Le travail de nuit reconnu, pour la première fois, comme un facteur du cancer du sein
Ancienne infirmière à l’hôpital de Sarreguemines (Moselle), aujourd’hui retraitée, Martine sait à l’unité près combien de nuits elle a passé au travail : 873, au cours de vingt-huit années de gardes, en cardiologie et en gynécologie. Le reste du temps, la soignante travaillait le matin ou l’après-midi, alternant les trois, parfois dans la même semaine. En 2009, Martine, qui souhaite que son nom ne soit pas publié, se dit qu’elle va souffler : à 48 ans, elle obtient de travailler de jour et aspire à une vie normale.
Espoirs douchés quand elle apprend peu après qu’elle souffre d’un cancer du sein. Quatorze ans plus tard, la sexagénaire a obtenu que cette pathologie soit reconnue comme une maladie professionnelle liée à ses années de travail de nuit.
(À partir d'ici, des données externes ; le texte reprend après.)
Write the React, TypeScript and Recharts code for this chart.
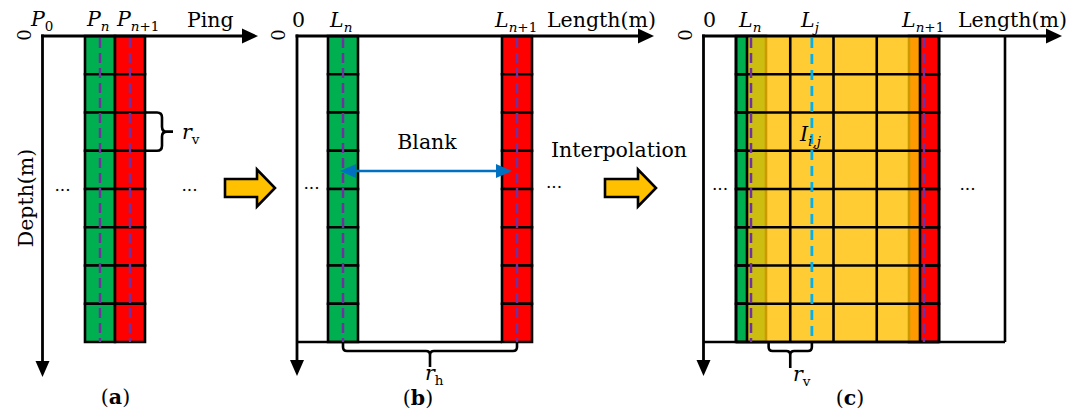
import React from 'react'
import { ComposedChart, XAxis, YAxis, ReferenceArea, ReferenceLine, ReferenceDot } from 'recharts'

// ---- diagram content ----
const depthBins = [0, 1, 2, 3, 4, 5, 6, 7] // depth cells along each ping / profile
const measuredCols = ['n', 'n+1'] // the two measured columns
const interpCols = [0, 1, 2, 3] // interpolated columns in panel (c)
const axisNames = ['Ping', 'Length(m)', 'Length(m)']
const depthName = 'Depth(m)'
const panelTags = ['a', 'b', 'c']
const notes = ['Blank', 'Interpolation']
type Sym = [string, string, string] // italic base, italic subscript, upright subscript
const pingSyms: Sym[] = [['P', '', '0'], ['P', 'n', ''], ['P', 'n', '+1']]
const lenSymsB: Sym[] = [['L', 'n', ''], ['L', 'n', '+1']]
const lenSymsC: Sym[] = [['L', 'n', ''], ['L', 'j', ''], ['L', 'n', '+1']]
const cellSym: Sym = ['I', 'i,j', '']
const vSpacing: Sym = ['r', '', 'v']
const hSpacing: Sym = ['r', '', 'h']

// ---- layout (diagram units) ----
const W = 1083
const H = 414
const SERIF = '"DejaVu Serif", "Liberation Serif", serif'
const FS = 20.5
const SUB = 13.5
const GREEN = '#00B050'
const RED = '#FF0000'
const GOLD = '#FFC000'
const PURPLE = '#7030A0'
const CYAN = '#00B0F0'
const BLUE = '#0070C0'
const LW = 2.6
const TOP = 36
const ROW_H = 38.25
const rowY = (i: number) => TOP + i * ROW_H
const BOT = rowY(depthBins.length)
const COL_W = 30
const ORIGIN = [42.5, 297, 703.5]
const X_TIP = [258, 654, 1062]
const Y_TIP = [377, 376, 376]
const COLS_A = [85, 115]
const COLS_B = [328, 502]
const COLS_C = [736, 909]
const INTERP = [747, 920]
const BOX_C_RIGHT = 1005
const IW = (INTERP[1] - INTERP[0]) / interpCols.length
const icx = (j: number) => INTERP[0] + (j + 0.5) * IW
const COL_FILL = [GREEN, RED]

type Part = { t: string; italic?: boolean; bold?: boolean; sub?: boolean }
const symParts = (s: Sym): Part[] => [
  { t: s[0], italic: true },
  ...(s[1] ? [{ t: s[1], italic: true, sub: true }] : []),
  ...(s[2] ? [{ t: s[2], sub: true }] : []),
]
const plain = (t: string): Part[] => [{ t }]
const tagParts = (t: string): Part[] => [{ t: '(' }, { t, bold: true }, { t: ')' }]

const textShape =
  (parts: Part[], anchor: 'start' | 'middle' = 'start', rotate = 0, size = FS, central = false) =>
  (p: any) => {
    const { cx, cy } = p
    let shifted = false
    return (
      <text
        x={cx}
        y={cy}
        textAnchor={anchor}
        dominantBaseline={central ? 'central' : undefined}
        fontFamily={SERIF}
        fontSize={size}
        fill="#000"
        transform={rotate ? `rotate(${rotate} ${cx} ${cy})` : undefined}
      >
        {parts.map((pt, k) => {
          const dy = pt.sub && !shifted ? 5 : !pt.sub && shifted ? -5 : 0
          shifted = !!pt.sub
          return (
            <tspan
              key={k}
              dy={dy || undefined}
              fontStyle={pt.italic ? 'italic' : undefined}
              fontWeight={pt.bold ? 'bold' : undefined}
              fontSize={pt.sub ? SUB : undefined}
            >
              {pt.t}
            </tspan>
          )
        })}
      </text>
    )
  }

const arrowLine =
  (color: string, width: number, both = false, hl = 16, hw = 7.5) =>
  (p: any) => {
    const { x1, y1, x2, y2 } = p
    const a = Math.atan2(y2 - y1, x2 - x1)
    const ux = Math.cos(a)
    const uy = Math.sin(a)
    const head = (tx: number, ty: number, dx: number, dy: number) =>
      `${tx},${ty} ${tx - dx * hl - dy * hw},${ty - dy * hl + dx * hw} ${tx - dx * hl + dy * hw},${ty - dy * hl - dx * hw}`
    const sx = both ? x1 + ux * hl * 0.7 : x1
    const sy = both ? y1 + uy * hl * 0.7 : y1
    return (
      <g>
        <line x1={sx} y1={sy} x2={x2 - ux * hl * 0.7} y2={y2 - uy * hl * 0.7} stroke={color} strokeWidth={width} />
        <polygon points={head(x2, y2, ux, uy)} fill={color} />
        {both && <polygon points={head(x1, y1, -ux, -uy)} fill={color} />}
      </g>
    )
  }

const brace =
  (arm: number, depth: number, r = 4) =>
  (p: any) => {
    const { x1, y1, x2, y2 } = p
    const L = Math.hypot(x2 - x1, y2 - y1)
    const ang = (Math.atan2(y2 - y1, x2 - x1) * 180) / Math.PI
    const m = L / 2
    const d =
      `M0,0 L0,${arm - r} Q0,${arm} ${r},${arm} L${m - r},${arm} Q${m},${arm} ${m},${arm + r} L${m},${depth} ` +
      `M${m},${arm + r} Q${m},${arm} ${m + r},${arm} L${L - r},${arm} Q${L},${arm} ${L},${arm - r} L${L},0`
    return (
      <path d={d} transform={`translate(${x1},${y1}) rotate(${ang})`} fill="none" stroke="#000" strokeWidth={2.6} />
    )
  }

const blockArrow = (p: any) => {
  const { x1, y1, x2 } = p
  const hl = 18
  const bh = 9
  const hh = 18.5
  const xb = x2 - hl
  const pts = `${x1},${y1 - bh} ${xb},${y1 - bh} ${xb},${y1 - hh} ${x2},${y1} ${xb},${y1 + hh} ${xb},${y1 + bh} ${x1},${y1 + bh}`
  return <polygon points={pts} fill={GOLD} stroke="#000" strokeWidth={2.6} />
}

type Lab = { x: number; y: number; parts: Part[]; anchor?: 'start' | 'middle'; rotate?: number; size?: number; central?: boolean }

const labels: Lab[] = [
  // panel (a)
  { x: 23.5, y: 35, parts: plain('0'), anchor: 'middle', rotate: -90, size: 18, central: true },
  { x: 31, y: 26, parts: symParts(pingSyms[0]) },
  { x: 87, y: 26, parts: symParts(pingSyms[1]) },
  { x: 117, y: 26, parts: symParts(pingSyms[2]) },
  { x: 187, y: 27, parts: plain(axisNames[0]) },
  { x: 26, y: 198, parts: plain(depthName), anchor: 'middle', rotate: -90, central: true },
  { x: 62.5, y: 191, parts: plain('...'), anchor: 'middle', size: 17 },
  { x: 189.5, y: 191, parts: plain('...'), anchor: 'middle', size: 17 },
  { x: 182, y: 139, parts: symParts(vSpacing) },
  { x: 115.5, y: 404, parts: tagParts(panelTags[0]), anchor: 'middle' },
  // panel (b)
  { x: 278, y: 35, parts: plain('0'), anchor: 'middle', rotate: -90, size: 18, central: true },
  { x: 292, y: 27, parts: plain('0') },
  { x: 330, y: 27, parts: symParts(lenSymsB[0]) },
  { x: 495, y: 27, parts: symParts(lenSymsB[1]) },
  { x: 547, y: 27, parts: plain(axisNames[1]) },
  { x: 427, y: 149, parts: plain(notes[0]), anchor: 'middle' },
  { x: 311.5, y: 189, parts: plain('...'), anchor: 'middle', size: 17 },
  { x: 554, y: 188, parts: plain('...'), anchor: 'middle', size: 17 },
  { x: 425, y: 380, parts: symParts(hSpacing) },
  { x: 418, y: 405, parts: tagParts(panelTags[1]), anchor: 'middle' },
  { x: 619, y: 157, parts: plain(notes[1]), anchor: 'middle' },
  // panel (c)
  { x: 685, y: 35, parts: plain('0'), anchor: 'middle', rotate: -90, size: 18, central: true },
  { x: 703, y: 27, parts: plain('0') },
  { x: 739, y: 27, parts: symParts(lenSymsC[0]) },
  { x: 801, y: 27, parts: symParts(lenSymsC[1]) },
  { x: 902, y: 27, parts: symParts(lenSymsC[2]) },
  { x: 958, y: 27, parts: plain(axisNames[2]) },
  { x: 800, y: 141, parts: symParts(cellSym) },
  { x: 720, y: 190, parts: plain('...'), anchor: 'middle', size: 17 },
  { x: 967.5, y: 190, parts: plain('...'), anchor: 'middle', size: 17 },
  { x: 793, y: 381, parts: symParts(vSpacing) },
  { x: 850, y: 405, parts: tagParts(panelTags[2]), anchor: 'middle' },
]

const seg = (xa: number, ya: number, xb: number, yb: number) => [
  { x: xa, y: ya },
  { x: xb, y: yb },
]

export default function App() {
  const cellAreas: React.ReactNode[] = []
  ;[COLS_A, COLS_B, COLS_C].forEach((cols, pi) =>
    measuredCols.forEach((c, ci) =>
      depthBins.forEach((i) =>
        cellAreas.push(
          <ReferenceArea
            key={`cell-${pi}-${c}-${i}`}
            x1={cols[ci]}
            x2={cols[ci] + COL_W}
            y1={rowY(i)}
            y2={rowY(i + 1)}
            fill={COL_FILL[ci]}
            fillOpacity={1}
            stroke="#000"
            strokeWidth={LW}
            ifOverflow="visible"
          />,
        ),
      ),
    ),
  )

  const gridC: React.ReactNode[] = []
  const cLeft = COLS_C[0]
  const cRight = COLS_C[1] + COL_W
  depthBins.forEach((i) =>
    gridC.push(
      <ReferenceLine key={`gh-${i}`} segment={seg(cLeft, rowY(i + 1), cRight, rowY(i + 1))} stroke="#000" strokeWidth={LW} ifOverflow="visible" />,
    ),
  )
  ;[cLeft, ...interpCols.map((j) => INTERP[0] + j * IW), INTERP[1], cRight].forEach((x, k) =>
    gridC.push(<ReferenceLine key={`gv-${k}`} segment={seg(x, TOP, x, BOT)} stroke="#000" strokeWidth={LW} ifOverflow="visible" />),
  )

  const dashed: React.ReactNode[] = []
  ;[COLS_A, COLS_B, COLS_C].forEach((cols, pi) =>
    measuredCols.forEach((c, ci) =>
      dashed.push(
        <ReferenceLine
          key={`pd-${pi}-${c}`}
          segment={seg(cols[ci] + COL_W / 2, TOP + 2, cols[ci] + COL_W / 2, BOT)}
          stroke={PURPLE}
          strokeWidth={2.5}
          strokeDasharray="10 5"
          ifOverflow="visible"
        />,
      ),
    ),
  )
  dashed.push(
    <ReferenceLine key="cyan" segment={seg(icx(1), TOP + 2, icx(1), BOT)} stroke={CYAN} strokeWidth={2.8} strokeDasharray="10 6" ifOverflow="visible" />,
  )

  const axes: React.ReactNode[] = []
  ORIGIN.forEach((ox, k) => {
    axes.push(
      <ReferenceLine key={`ax-${k}`} segment={seg(ox - 1.4, TOP, X_TIP[k], TOP)} shape={arrowLine('#000', 2.8)} ifOverflow="visible" />,
    )
    axes.push(
      <ReferenceLine key={`ay-${k}`} segment={seg(ox, TOP - 1.4, ox, Y_TIP[k])} shape={arrowLine('#000', 2.8, false, 16, 7)} ifOverflow="visible" />,
    )
  })

  return (
    <div style={{ position: 'absolute', left: 0, top: 0, width: W, height: H, background: '#fff' }}>
      <ComposedChart width={W} height={H} margin={{ top: 0, right: 0, bottom: 0, left: 0 }}>
        <XAxis type="number" dataKey="x" domain={[0, W]} hide allowDataOverflow />
        <YAxis type="number" dataKey="y" domain={[0, H]} reversed hide allowDataOverflow />
        {cellAreas}
        <ReferenceArea x1={INTERP[0]} x2={INTERP[1]} y1={TOP} y2={BOT + 1} fill={GOLD} fillOpacity={0.8} stroke="none" ifOverflow="visible" />
        {gridC}
        {/* panel boxes */}
        <ReferenceLine segment={seg(ORIGIN[1], BOT, COLS_B[1], BOT)} stroke="#000" strokeWidth={LW} ifOverflow="visible" />
        <ReferenceLine segment={seg(ORIGIN[2], BOT, BOX_C_RIGHT, BOT)} stroke="#000" strokeWidth={LW} ifOverflow="visible" />
        <ReferenceLine segment={seg(BOX_C_RIGHT, TOP, BOX_C_RIGHT, BOT)} stroke="#000" strokeWidth={LW} ifOverflow="visible" />
        {dashed}
        {axes}
        {/* braces */}
        <ReferenceLine segment={seg(COLS_A[1] + COL_W, rowY(3), COLS_A[1] + COL_W, rowY(2))} shape={brace(17, 28, 5)} ifOverflow="visible" />
        <ReferenceLine segment={seg(COLS_B[0] + COL_W / 2, BOT, COLS_B[1] + COL_W / 2, BOT)} shape={brace(9, 25, 4)} ifOverflow="visible" />
        <ReferenceLine segment={seg(icx(0), BOT, icx(1), BOT)} shape={brace(9, 26, 4)} ifOverflow="visible" />
        {/* step arrows */}
        <ReferenceLine segment={seg(225, 188, 275, 188)} shape={blockArrow} ifOverflow="visible" />
        <ReferenceLine segment={seg(605, 188, 656, 188)} shape={blockArrow} ifOverflow="visible" />
        {/* blank gap */}
        <ReferenceLine segment={seg(COLS_B[0] + 12, 171, COLS_B[1] + 10, 171)} shape={arrowLine(BLUE, 2.6, true, 16, 7)} ifOverflow="visible" />
        {labels.map((lab, k) => (
          <ReferenceDot
            key={`lab-${k}`}
            x={lab.x}
            y={lab.y}
            ifOverflow="visible"
            shape={textShape(lab.parts, lab.anchor, lab.rotate, lab.size, lab.central)}
          />
        ))}
      </ComposedChart>
    </div>
  )
}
Une décision inédite, qui ouvre droit à une indemnisation et marque une victoire plus que symbolique : la CFDT des mineurs de Lorraine se bat depuis plus de cinq ans pour alerter sur les facteurs professionnels du cancer du sein.
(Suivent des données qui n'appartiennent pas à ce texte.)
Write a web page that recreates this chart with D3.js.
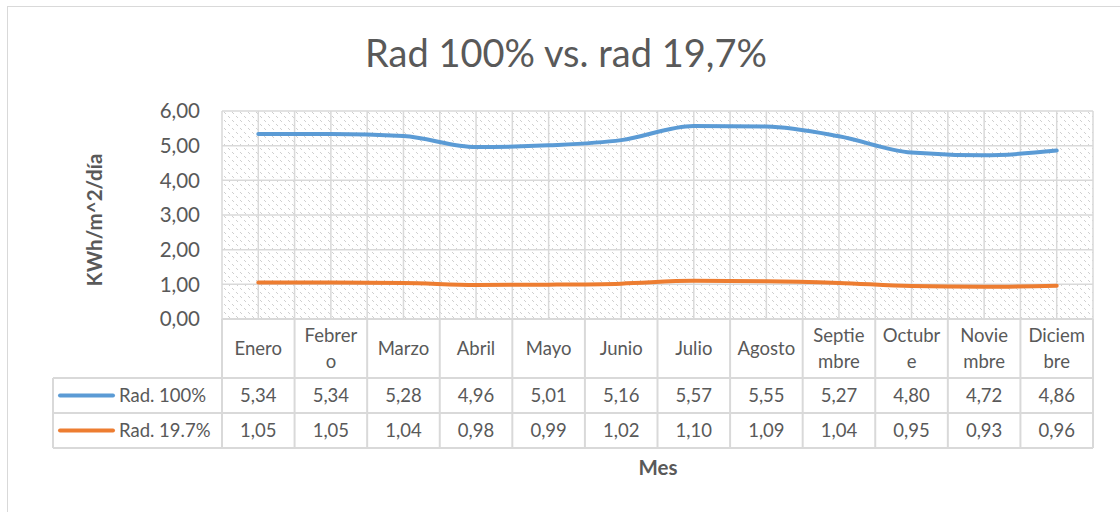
<!DOCTYPE html>
<html lang="es">
<head>
<meta charset="utf-8">
<title>Rad 100% vs. rad 19,7%</title>
<script src="https://d3js.org/d3.v7.min.js"></script>
<style>
  html, body { margin:0; padding:0; overflow:hidden; background:#fff }
  svg { display:block }
  text { font-family: Lato, "Open Sans", sans-serif; fill:#595959 }
</style>
</head>
<body>
<svg></svg>
<script>
// data
var months = ["Enero", "Febrero", "Marzo", "Abril", "Mayo", "Junio",
              "Julio", "Agosto", "Septiembre", "Octubre", "Noviembre", "Diciembre"];
// how the month names wrap in the table header
var monthLines = [["Enero"], ["Febrer", "o"], ["Marzo"], ["Abril"], ["Mayo"], ["Junio"],
                  ["Julio"], ["Agosto"], ["Septie", "mbre"], ["Octubr", "e"], ["Novie", "mbre"], ["Diciem", "bre"]];
var rad100 = [5.34, 5.34, 5.28, 4.96, 5.01, 5.16, 5.57, 5.55, 5.27, 4.80, 4.72, 4.86];
var rad197 = [1.05, 1.05, 1.04, 0.98, 0.99, 1.02, 1.10, 1.09, 1.04, 0.95, 0.93, 0.96];
var seriesNames = ["Rad. 100%", "Rad. 19.7%"];
var yTicks = [0, 1, 2, 3, 4, 5, 6];

var width = 1120, height = 512;
var colors = ["#5b9bd5", "#ed7d31"];
var grid = "#d9d9d9";
var fmt = function(v) { return d3.format(".2f")(v).replace(".", ","); };

var svg = d3.select("svg").attr("width", width).attr("height", height);

// chart frame
svg.append("rect")
   .attr("x", 7.5).attr("y", 6.5).attr("width", width).attr("height", height)
   .attr("fill", "#fff").attr("stroke", grid);

// hatch pattern for the plot area
var pat = svg.append("defs").append("pattern")
   .attr("id", "hatch").attr("patternUnits", "userSpaceOnUse")
   .attr("width", 8).attr("height", 8);
[0, 1, 4, 5].forEach(function(i) {
  pat.append("rect").attr("x", i).attr("y", i).attr("width", 1).attr("height", 1)
     .attr("fill", "#cfcfcf");
});

var x = d3.scaleBand().domain(months).range([222, 1093]);
var y = d3.scaleLinear().domain([0, 6]).range([319, 111]);
var bw = x.bandwidth();

var plot = svg.append("g");
plot.append("rect")
   .attr("x", x.range()[0]).attr("y", y(6))
   .attr("width", x.range()[1] - x.range()[0]).attr("height", y(0) - y(6))
   .attr("fill", "url(#hatch)");

// horizontal gridlines
plot.selectAll(".hg").data(yTicks).enter().append("line")
   .attr("x1", x.range()[0]).attr("x2", x.range()[1])
   .attr("y1", function(d) { return y(d); }).attr("y2", function(d) { return y(d); })
   .attr("stroke", grid).attr("stroke-width", 1.5);

// vertical gridlines at band edges and centres
var vlines = [];
months.forEach(function(m) { vlines.push(x(m)); vlines.push(x(m) + bw / 2); });
vlines.push(x.range()[1]);
plot.selectAll(".vg").data(vlines).enter().append("line")
   .attr("x1", function(d) { return d; }).attr("x2", function(d) { return d; })
   .attr("y1", y(6)).attr("y2", y(0))
   .attr("stroke", grid).attr("stroke-width", 1.5);

// y axis labels
svg.selectAll(".yt").data(yTicks).enter().append("text")
   .attr("x", 200).attr("y", function(d) { return y(d); })
   .attr("dy", "0.35em").attr("text-anchor", "end")
   .attr("font-size", 20.5).text(fmt);

// lines
var line = d3.line()
   .x(function(d, i) { return x(months[i]) + bw / 2; })
   .y(function(d) { return y(d); })
   .curve(d3.curveMonotoneX);
[rad100, rad197].forEach(function(s, k) {
  svg.append("path").datum(s)
     .attr("d", line).attr("fill", "none")
     .attr("stroke", colors[k]).attr("stroke-width", 4)
     .attr("stroke-linecap", "round").attr("stroke-linejoin", "round");
});

// data table
var tbl = svg.append("g");
var rowY = [319, 378, 413, 448];
var legLeft = 53;

// header cells
tbl.selectAll(".hv").data(months.concat(["end"])).enter().append("line")
   .attr("x1", function(d) { return d === "end" ? x.range()[1] : x(d); })
   .attr("x2", function(d) { return d === "end" ? x.range()[1] : x(d); })
   .attr("y1", rowY[0]).attr("y2", rowY[3])
   .attr("stroke", grid).attr("stroke-width", 2);
tbl.append("line").attr("x1", x.range()[0]).attr("x2", x.range()[1])
   .attr("y1", rowY[0]).attr("y2", rowY[0]).attr("stroke", grid).attr("stroke-width", 2);
tbl.selectAll(".hr").data(rowY.slice(1)).enter().append("line")
   .attr("x1", legLeft).attr("x2", x.range()[1])
   .attr("y1", function(d) { return d; }).attr("y2", function(d) { return d; })
   .attr("stroke", grid).attr("stroke-width", 2);
tbl.append("line").attr("x1", legLeft).attr("x2", legLeft)
   .attr("y1", rowY[1]).attr("y2", rowY[3]).attr("stroke", grid).attr("stroke-width", 2);

// month names
monthLines.forEach(function(ls, i) {
  var cy = (rowY[0] + rowY[1]) / 2;
  var t = tbl.append("text")
     .attr("x", x(months[i]) + bw / 2).attr("text-anchor", "middle")
     .attr("font-size", 18.5);
  ls.forEach(function(s, j) {
    t.append("tspan").attr("x", x(months[i]) + bw / 2)
     .attr("y", cy + (j - (ls.length - 1) / 2) * 26).attr("dy", "0.35em").text(s);
  });
});

// series rows
[rad100, rad197].forEach(function(s, k) {
  var cy = (rowY[k + 1] + rowY[k + 2]) / 2;
  tbl.append("line").attr("x1", 60).attr("x2", 113)
     .attr("y1", cy).attr("y2", cy)
     .attr("stroke", colors[k]).attr("stroke-width", 4).attr("stroke-linecap", "round");
  tbl.append("text").attr("x", 119).attr("y", cy).attr("dy", "0.35em")
     .attr("font-size", 18.5).text(seriesNames[k]);
  tbl.selectAll(".v" + k).data(s).enter().append("text")
     .attr("x", function(d, i) { return x(months[i]) + bw / 2; })
     .attr("y", cy).attr("dy", "0.35em").attr("text-anchor", "middle")
     .attr("font-size", 18.5).text(fmt);
});

// titles
svg.append("text").attr("x", 566).attr("y", 67).attr("text-anchor", "middle")
   .attr("font-size", 38).text("Rad 100% vs. rad 19,7%");
svg.append("text").attr("transform", "translate(102,220) rotate(-90)")
   .attr("text-anchor", "middle").attr("font-size", 20.5).attr("font-weight", "bold")
   .text("KWh/m^2/día");
svg.append("text").attr("x", 658).attr("y", 475).attr("text-anchor", "middle")
   .attr("font-size", 20.5).attr("font-weight", "bold").text("Mes");
</script>
</body>
</html>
La nouvelle, rendue publique à la fin du mois de mars, émane du conseil médical, instance départementale chargée de statuer sur les demandes de reconnaissance de maladies professionnelles dans la fonction publique. Josiane Clavelin ne boude pas son plaisir. « Ça remet un peu de peps dans notre combat », commente cette aide-soignante en retraite, membre du syndicat. En binôme avec Brigitte Clément, elle aussi syndicaliste, elle a aidé Martine à constituer son dossier.
Tumeurs malignes
Les deux femmes animent des permanences dans le pavillon du syndicat à Freyming-Merlebach (Moselle). En octobre 2021, quand Le Monde l’y avait rencontrée, Martine était arrivée pleine d’une colère rentrée, convaincue que « ce n’était même pas la peine d’y aller », tant les chances de succès lui semblaient minces. Aucun médecin n’avait voulu signer de certificat attestant d’un lien possible entre son cancer et son travail de nuit. Ensemble, elles ont retrouvé les traces de ses gardes et construit un argumentaire pour démontrer le lien de causalité.
Josiane Clavelin est une lanceuse d’alerte. Dans les années 1990 et 2000, la retraitée exerce à l’hôpital de Freyming-Merlebach. Autour d’elle, des dizaines d’infirmières et d’aides-soignantes développent des tumeurs malignes au sein. La plupart ne présentent aucun facteur de risque connu dans leur vie personnelle : antécédents génétiques, sédentarité, alcool… Josiane Clavelin a très tôt l’intuition que le cancer du sein, multifactoriel, peut prospérer sur des causes professionnelles.